Task statement:
Transcribe each line of the material as it is, and drop any picture.
:::::
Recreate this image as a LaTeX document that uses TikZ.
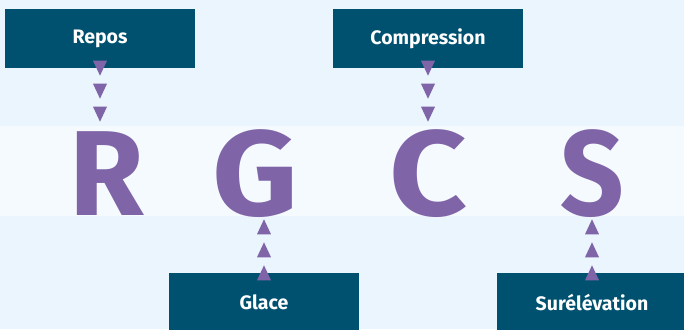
\documentclass[tikz,border=0pt]{standalone}
\usepackage{fontspec}
\setmainfont{Fira Sans}
\usetikzlibrary{decorations.markings}
\definecolor{bg}{RGB}{234,245,253}
\definecolor{band}{RGB}{245,250,254}
\definecolor{boxc}{RGB}{0,81,111}
\definecolor{purp}{RGB}{128,100,168}
\tikzset{
  labelbox/.style={fill=boxc, text=white, font=\bfseries\fontsize{19.5}{22}\selectfont,
    minimum width=190pt, minimum height=59pt, inner sep=0pt},
  bigletter/.style={text=purp, font=\bfseries\fontsize{121}{122}\selectfont, inner sep=0pt, anchor=base},
  widen/.style={xscale=#1, transform shape},
  tripath/.style={decoration={markings,
      mark=at position 0pt with {\fill[purp] (7.5pt,0pt)--(-7.5pt,7pt)--(-7.5pt,-7pt)--cycle;},
      mark=at position 23pt with {\fill[purp] (7.5pt,0pt)--(-7.5pt,7pt)--(-7.5pt,-7pt)--cycle;},
      mark=at position 46pt with {\fill[purp] (7.5pt,0pt)--(-7.5pt,7pt)--(-7.5pt,-7pt)--cycle;}},
    postaction={decorate}}
}
\begin{document}
\begin{tikzpicture}[x=1pt,y=-1pt]
  \useasboundingbox (0,0) rectangle (684,329);
  \clip (0,0) rectangle (684,329);
  \fill[bg] (0,0) rectangle (684,329);
  \fill[band] (0,126) rectangle (684,216);
  \node[labelbox] (repos) at (100,38.5) {Repos};
  \node[labelbox] (compression) at (428,38.5) {Compression};
  \node[labelbox] (glace) at (264,302.5) {Glace};
  \node[labelbox] (sur) at (592,302.5) {Surélévation};
  \node[bigletter] (R) at (106.5,215) {R};
  \node[bigletter, widen=1.1] (G) at (255.5,215) {G};
  \node[bigletter, widen=1.12] (C) at (428.5,215) {C};
  \node[bigletter, widen=0.92] (S) at (592.5,215) {S};
  \path[tripath] (repos.south) -- (repos.south |- R.north);
  \path[tripath] (compression.south) -- (compression.south |- C.north);
  \path[tripath] (glace.north) -- (glace.north |- G.south);
  \path[tripath] (sur.north) -- (sur.north |- S.south);
\end{tikzpicture}
\end{document}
:::::
Output of the task:
Recreate this image as a LaTeX document that uses TikZ.
\documentclass[tikz,border=0pt]{standalone}
\usepackage{fontspec}
\setmainfont{Fira Sans}
\usetikzlibrary{decorations.markings}
\definecolor{bg}{RGB}{234,245,253}
\definecolor{band}{RGB}{245,250,254}
\definecolor{boxc}{RGB}{0,81,111}
\definecolor{purp}{RGB}{128,100,168}
\tikzset{
  labelbox/.style={fill=boxc, text=white, font=\bfseries\fontsize{19.5}{22}\selectfont,
    minimum width=190pt, minimum height=59pt, inner sep=0pt},
  bigletter/.style={text=purp, font=\bfseries\fontsize{121}{122}\selectfont, inner sep=0pt, anchor=base},
  widen/.style={xscale=#1, transform shape},
  tripath/.style={decoration={markings,
      mark=at position 0pt with {\fill[purp] (7.5pt,0pt)--(-7.5pt,7pt)--(-7.5pt,-7pt)--cycle;},
      mark=at position 23pt with {\fill[purp] (7.5pt,0pt)--(-7.5pt,7pt)--(-7.5pt,-7pt)--cycle;},
      mark=at position 46pt with {\fill[purp] (7.5pt,0pt)--(-7.5pt,7pt)--(-7.5pt,-7pt)--cycle;}},
    postaction={decorate}}
}
\begin{document}
\begin{tikzpicture}[x=1pt,y=-1pt]
  \useasboundingbox (0,0) rectangle (684,329);
  \clip (0,0) rectangle (684,329);
  \fill[bg] (0,0) rectangle (684,329);
  \fill[band] (0,126) rectangle (684,216);
  \node[labelbox] (repos) at (100,38.5) {Repos};
  \node[labelbox] (compression) at (428,38.5) {Compression};
  \node[labelbox] (glace) at (264,302.5) {Glace};
  \node[labelbox] (sur) at (592,302.5) {Surélévation};
  \node[bigletter] (R) at (106.5,215) {R};
  \node[bigletter, widen=1.1] (G) at (255.5,215) {G};
  \node[bigletter, widen=1.12] (C) at (428.5,215) {C};
  \node[bigletter, widen=0.92] (S) at (592.5,215) {S};
  \path[tripath] (repos.south) -- (repos.south |- R.north);
  \path[tripath] (compression.south) -- (compression.south |- C.north);
  \path[tripath] (glace.north) -- (glace.north |- G.south);
  \path[tripath] (sur.north) -- (sur.north |- S.south);
\end{tikzpicture}
\end{document}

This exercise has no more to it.